In particular, so of the Q1 laptimes are being grouped with Q2 laptimes.

However, we know that there is at least a 2 minute gap between sessions (regulations suggest 7 minutes, though if this is the time between lights going red then green again, we might need to knock a couple of minutes off the gap to account to for drivers who start their last lap just before the lights go red on a session) so if we assume that the only times there will be a two minute gap between recorded laptimes during the whole of qualifying session will be in the periods between the qualifying sessions, we can can generate a flag on those gaps, and then generate session number counts by counting on those flags.

#Look for a two minute gap
f12015test=arrange(f12015test,cuml)
f12015test['gap']=c(0,diff(f12015test[,'cuml']))
f12015test['gapflag']= (f12015test['gap']>=120)
f12015test['qsession']=1+cumsum(f12015test[,'gapflag'])

ggplot(f12015test)+ geom_text(aes(x=cuml, y=stime, label=code), angle=45,size=3
+facet_wrap(~qsession, scale="free")

qsession_facets

(To tighten this up, we might also try to factor in the number of cars in the pits at any particular point in time…)

This chart clearly shows how the first qualifying session saw cars trialling evenly throughout the session, whereas in Q2 and Q3 they were far more bunched up (which perhaps creates more opportunities for cars to get in each others’ way on flying laps…)

One of the issues with this chart is that we don’t get to zoom in to actual flying laps. If all the flying lap times were about the same time, we could simply generate y-axis limits based on purple laptimes:

minl=min(f12015test$purple)*0.95
maxl=min(f12015test$purple)*1.3

#Use these values in ylim()...

However, where the laptimes differ significantly across sessions as they do in this case due to a dramatic change in weather conditions, we probably need to filter the data for each session separately.

Another crib we might use is to identify PIT lap and out-laps (laps immediately following a PIT event) and filter those out of the laptime traces.
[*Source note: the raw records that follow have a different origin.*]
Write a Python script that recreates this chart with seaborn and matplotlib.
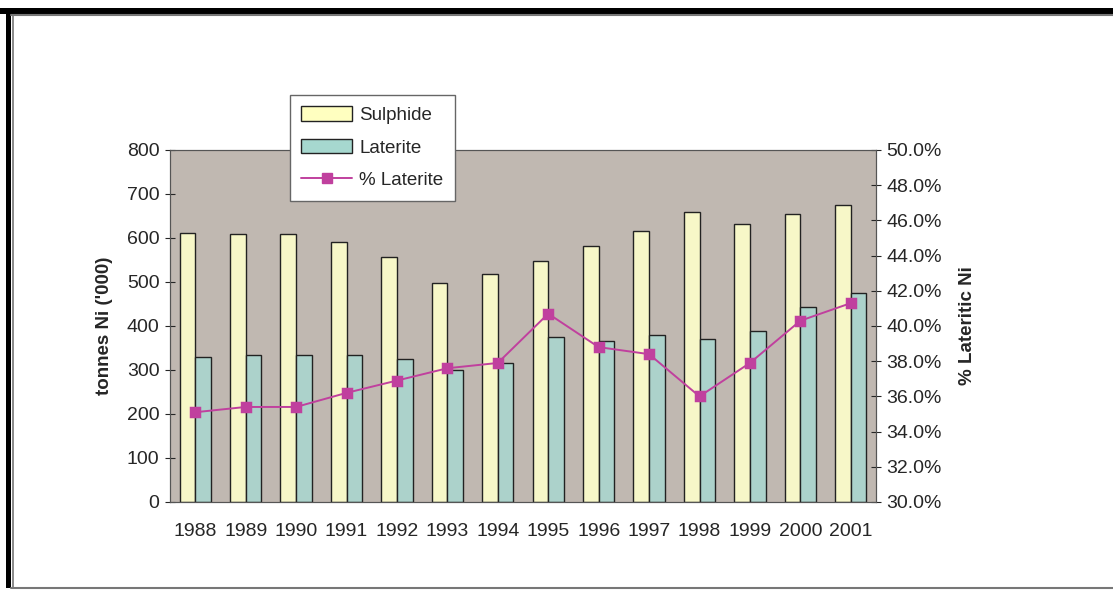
import numpy as np
import pandas as pd
import matplotlib
matplotlib.use("Agg")
import matplotlib.pyplot as plt
from matplotlib.patches import Rectangle
from matplotlib.lines import Line2D
from matplotlib.ticker import FixedLocator, FuncFormatter
import seaborn as sns

# data
years = ["1988", "1989", "1990", "1991", "1992", "1993", "1994",
         "1995", "1996", "1997", "1998", "1999", "2000", "2001"]
sulphide = [611, 608, 608, 591, 556, 497, 519, 548, 582, 617, 658, 632, 654, 675]
laterite = [329, 333, 333, 333, 324, 299, 316, 374, 367, 379, 371, 388, 444, 476]
pct_laterite = [35.1, 35.4, 35.4, 36.2, 36.9, 37.6, 37.9,
                40.7, 38.8, 38.4, 36.0, 37.9, 40.3, 41.3]

sul_color = "#FFFFC0"
lat_color = "#A6D8CF"
line_color = "#C0409E"
bg_color = "#C0B8B1"

sns.set_style("white")
plt.rcParams["font.family"] = ["Liberation Sans", "DejaVu Sans"]

df = pd.DataFrame({
    "year": years * 2,
    "tonnes": sulphide + laterite,
    "type": ["Sulphide"] * len(years) + ["Laterite"] * len(years),
})

fig = plt.figure(figsize=(11.13, 5.9), dpi=100)
ax = fig.add_axes([170 / 1113, 88 / 590, 706 / 1113, 352 / 590])
ax.set_facecolor(bg_color)

sns.barplot(
    data=df, x="year", y="tonnes", hue="type",
    palette=[sul_color, lat_color], width=0.62,
    edgecolor="#222222", linewidth=1.0, ax=ax, legend=False,
)

ax.set_xlim(-0.5, len(years) - 0.5)
ax.set_ylim(0, 800)
ax.set_yticks(range(0, 801, 100))
ax.set_xlabel("")
ax.set_ylabel("tonnes Ni ('000)", fontsize=13.5, fontweight="bold", labelpad=10)
ax.tick_params(axis="y", direction="inout", length=7, width=0.8, labelsize=14, pad=4)
ax.xaxis.set_major_locator(FixedLocator(np.arange(-0.5, len(years), 1.0)))
ax.xaxis.set_minor_locator(FixedLocator(np.arange(len(years))))
ax.xaxis.set_minor_formatter(FuncFormatter(lambda v, p: years[int(round(v))]))
ax.xaxis.set_major_formatter(FuncFormatter(lambda v, p: ""))
ax.tick_params(axis="x", which="major", direction="out", length=5, width=0.8)
ax.tick_params(axis="x", which="minor", length=0, labelsize=14, pad=15)

for s in ax.spines.values():
    s.set_color("#555555")
    s.set_linewidth(0.8)

ax2 = ax.twinx()
sns.pointplot(
    x=list(range(len(years))), y=pct_laterite, native_scale=True,
    color=line_color, marker="s", markersize=7.5, linewidth=1.4, ax=ax2,
)
ax2.set_xlim(-0.5, len(years) - 0.5)
ax2.set_ylim(30, 50)
ax2.set_yticks(np.arange(30, 50.1, 2))
ax2.yaxis.set_major_formatter(FuncFormatter(lambda v, p: f"{v:.1f}%"))
ax2.tick_params(axis="y", direction="inout", length=7, width=0.8, labelsize=14, pad=4)
ax2.set_ylabel("% Lateritic Ni", fontsize=13.5, fontweight="bold", labelpad=12)
for s in ax2.spines.values():
    s.set_color("#555555")
    s.set_linewidth(0.8)

handles = [
    Rectangle((0, 0), 1, 1, facecolor=sul_color, edgecolor="#222222", linewidth=1.0),
    Rectangle((0, 0), 1, 1, facecolor=lat_color, edgecolor="#222222", linewidth=1.0),
    Line2D([], [], color=line_color, marker="s", markersize=7.5, linewidth=1.4),
]
leg = fig.legend(
    handles, ["Sulphide", "Laterite", "% Laterite"],
    loc="upper left", bbox_to_anchor=(290 / 1113, 1 - 95 / 590),
    borderaxespad=0,
    fontsize=13.5, frameon=True, fancybox=False, framealpha=1,
    edgecolor="#666666", handlelength=2.7, handleheight=0.8,
    labelspacing=0.8, borderpad=0.6, handletextpad=0.4,
)
leg.get_frame().set_linewidth(1.0)

# page frame
W, H = 1113, 590
fig.add_artist(Rectangle((0, 1 - 14 / H), 1, 6 / H, transform=fig.transFigure,
                         facecolor="black", edgecolor="none"))
fig.add_artist(Rectangle((6 / W, 2 / H), 5 / W, 1 - 16 / H, transform=fig.transFigure,
                         facecolor="black", edgecolor="none"))
fig.add_artist(Line2D([11 / W, 1], [1 - 15 / H, 1 - 15 / H], transform=fig.transFigure,
                      color="#777777", linewidth=1.5))
fig.add_artist(Line2D([12.5 / W, 12.5 / W], [2 / H, 1 - 15 / H], transform=fig.transFigure,
                      color="#777777", linewidth=1.2))
fig.add_artist(Line2D([11 / W, 1], [2 / H, 2 / H], transform=fig.transFigure,
                      color="#777777", linewidth=1.5))

fig.savefig("out.png", dpi=100, facecolor="white")
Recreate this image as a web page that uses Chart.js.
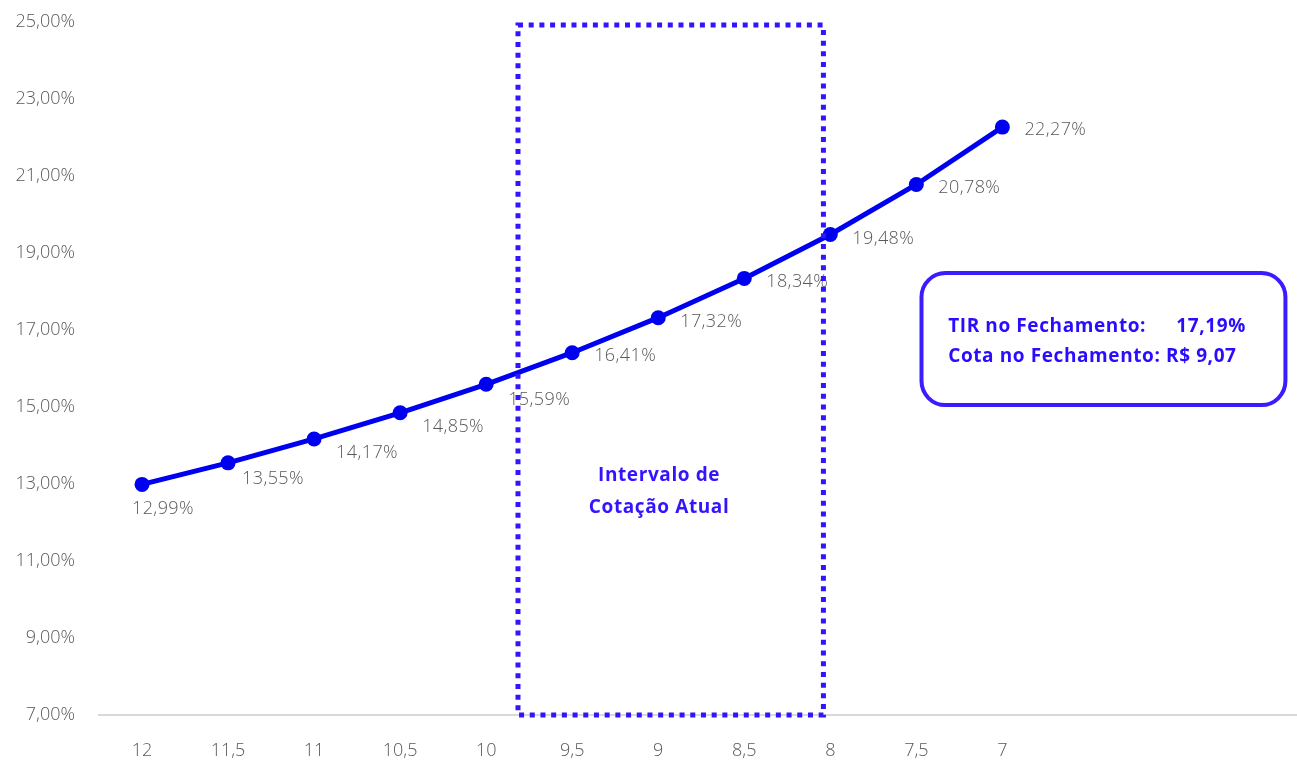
<!DOCTYPE html>
<html>
<head>
<meta charset="utf-8">
<script src="https://cdn.jsdelivr.net/npm/chart.js@4"></script>
<style>
  html, body { margin: 0; padding: 0; background: #fff; overflow: hidden; }
  /* a bit wider than the window: the plot runs off the right edge as in the original */
  #wrap { width: 1311px; height: 760px; position: relative; }
  canvas { display: block; }
</style>
</head>
<body>
<div id="wrap"><canvas id="myChart"></canvas></div>
<script>
// chart data
var precos = ['12', '11,5', '11', '10,5', '10', '9,5', '9', '8,5', '8', '7,5', '7', '', '', ''];
var tir = [12.99, 13.55, 14.17, 14.85, 15.59, 16.41, 17.32, 18.34, 19.48, 20.78, 22.27];
var yTicks = [7, 9, 11, 13, 15, 17, 19, 21, 23, 25];

// label offsets (px) relative to each point
var labelDx = [-10, 14, 22, 22, 22, 22, 22, 22, 22, 22, 22];
var labelDy = [24, 16, 14, 14, 16, 3, 4, 3, 4, 3, 3];

var FONT = '"Open Sans"';

function pct(v) { return v.toFixed(2).replace('.', ',') + '%'; }

var extras = {
  id: 'extras',
  afterDatasetsDraw: function (chart) {
    var c = chart.ctx, xs = chart.scales.x, ys = chart.scales.y;
    var meta = chart.getDatasetMeta(0);
    c.save();
    // data labels
    c.font = '300 18px ' + FONT;
    c.letterSpacing = '0.4px';
    c.fillStyle = '#595959';
    c.textBaseline = 'middle';
    c.textAlign = 'left';
    meta.data.forEach(function (p, i) {
      c.fillText(pct(tir[i]), p.x + labelDx[i], p.y + labelDy[i]);
    });

    // dotted interval box
    var x1 = xs.getPixelForValue(4.37), x2 = xs.getPixelForValue(7.92);
    var y1 = ys.getPixelForValue(24.92), y2 = ys.getPixelForValue(7);
    c.strokeStyle = '#3214ff';
    c.lineWidth = 5;
    c.setLineDash([5, 5.7]);
    c.strokeRect(x1, y1, x2 - x1, y2 - y1);
    c.setLineDash([]);

    c.fillStyle = '#3214ff';
    c.font = 'bold 19px ' + FONT;
    c.letterSpacing = '0.6px';
    c.textAlign = 'center';
    var cx = xs.getPixelForValue(6.01);
    c.fillText('Intervalo de', cx, ys.getPixelForValue(13.21));
    c.fillText('Cotação Atual', cx, ys.getPixelForValue(12.38));

    // info box
    var bx1 = xs.getPixelForValue(9.06), bx2 = xs.getPixelForValue(13.29);
    var by1 = ys.getPixelForValue(18.48), by2 = ys.getPixelForValue(15.05);
    c.strokeStyle = '#3a1cff';
    c.lineWidth = 4;
    c.beginPath();
    c.roundRect(bx1, by1, bx2 - bx1, by2 - by1, 24);
    c.stroke();
    c.fillStyle = '#2a0cff';
    c.textAlign = 'left';
    var tx = xs.getPixelForValue(9.37);
    c.fillText('TIR no Fechamento:', tx, ys.getPixelForValue(17.1));
    c.fillText('Cota no Fechamento: R$ 9,07', tx, ys.getPixelForValue(16.3));
    c.textAlign = 'right';
    c.fillText('17,19%', xs.getPixelForValue(12.83), ys.getPixelForValue(17.1));
    c.restore();
  }
};

var ctx = document.getElementById('myChart').getContext('2d');
var myChart = new Chart(ctx, {
  type: 'line',
  data: {
    labels: precos,
    datasets: [{
      data: tir,
      borderColor: '#0000f0',
      backgroundColor: '#0000f0',
      borderWidth: 5,
      pointRadius: 7.5,
      pointHoverRadius: 7.5,
      pointBorderWidth: 0,
      tension: 0
    }]
  },
  options: {
    responsive: true,
    maintainAspectRatio: false,
    animation: false,
    layout: { padding: { top: 22, right: 0, left: 0, bottom: 0 } },
    plugins: { legend: { display: false }, tooltip: { enabled: false } },
    scales: {
      x: {
        offset: true,
        grid: { display: false, drawTicks: false },
        border: { display: true, color: '#d9d9d9', width: 2 },
        ticks: { color: '#595959', font: { family: FONT, size: 18, weight: 300 }, padding: 25, maxRotation: 0, autoSkip: false },
        afterFit: function (s) { s.height = 45; s.paddingLeft = 0; s.paddingRight = 0; }
      },
      y: {
        min: 7,
        max: 25,
        grid: { display: false, drawTicks: false },
        border: { display: false },
        afterBuildTicks: function (s) { s.ticks = yTicks.map(function (v) { return { value: v }; }); },
        ticks: {
          color: '#595959',
          font: { family: FONT, size: 18, weight: 300 },
          padding: 24,
          callback: function (v) { return pct(v); }
        },
        afterFit: function (s) { s.width = 99; s.paddingTop = 0; s.paddingBottom = 0; }
      }
    }
  },
  plugins: [extras]
});
</script>
</body>
</html>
Versions of these recipes will soon be added to the Wrangling F1 Data With R book. Once you buy into the book, you get all future updates to it for no additional cost, even in the case of the minimum book price increasing over time.

3 comments

  1. deepanalytics

    What is the goal? What are you able to characterize, or better yet, predict? Given that the lcd goal of qualifying is to be faster than the slowest 4 to 6 cars, can you discover the variables that a driver and/or team would have to improve to get on the starting grid? If you can’t, what is the use?

    • Tony Hirst

      @deepanalytics The churlish answer would be to say this is just a casual recreational data exercise where the point is to just practice various ways of manipulating datasets. Rather than doing Sudoku or Killer.

      It’s also worth bearing in mind that this is just one step of many – how to take a list of lap times for each driver and automatically associate a qualifying session number with each one. Nothing more than that.

      If you want a more practical rationale , I could say that the primary goal is to find ways of detecting and summarising features relating to the story of the qualifying session that could aid a race reporter/journalist with no or minimal data skills start thinking about how various depictions and manipulations of data might help them when writing a session summary. A more elaborate secondary goal is to detect features that can be summarised as text/human readable sentences that could be put into an automatically generated text summary of the session.

      In other words, it’s exploring ways of helping journalists think about ways of using the data to help them find and tell stories better.

      I guess this simple example also shows how a trivial application of K-means clustering a 1-d dataset that I know has three distinct clusters doesn’t segment them cleanly. Which is another nice cautionary example about how using stats and data analysis tools is as likely to trip you up as it is to help you if you blindly trust that applying a particular technique without further checking will just work. Add as a weak complement to Anscombe’s quartet, Simpson’s paradox, etc etc.

      To start trying to predict things, you need more laptimes, and perhaps speed and sector times. Long run laptimes can often be found in FP2, and sector and speed times from qualifying can be found in other FIA media releases. Two sorts of modeling are possible, depending on use. Betting folk often look to history (eg https://blog.ouseful.info/2013/02/09/f1stats-correlations-between-qualifying-grid-and-race-classisification/ ), techie F1 data geeks perhaps try to do more elaborate modeling such as https://f1metrics.wordpress.com/2014/10/03/building-a-race-simulator/ (this is on my to do list).

      • Theodore Omtzigt

        I would love to see, and think about, these predictive models, but the first hypothesis that I would test is to see if qualifying times have any correlation to race day results, before I would invest in characterizing models for qualifying. Last weekend’s Malaysian GP was a great example of the power of doing risk analysis first to see where the big impact factors are: I would want to see a replay of the prediction that the Hamilton team did on putting him on Primes for the last 18 laps. Vettel has demonstrated great tyre management in the past and that combination, I would posit, lead to disastrous results for team Hamilton. The lap times that both Hamilton and Vettel recorded during qualifying and during the race would not have been enough to predict the outcome. The pitstop that the Vettel team didn’t make during the first caution gave the Ferrari team a lot of margin.

        Trying to build a predictive model that guides strategy should be a good goal. Given the fact that the design space is relatively large, doing this as an optimization formulation would be the right structure for the team’s themselves so that they can ask for ‘what-if’s in real-time during the race. This would be a miniscule investment in time and money to optimize their enormous engineering and marketing budgets, so I have to believe that Mercedes, Renault, and Ferrari have all this stuff already worked out and fully optimized. A couple of million dollars to invest in that model would have a very attractive ROI. You could even entertain the thought that they put the strategy diffs right in some visual alert on the driver’s steering wheel, or maybe that would be considered coaching and thus not allowed.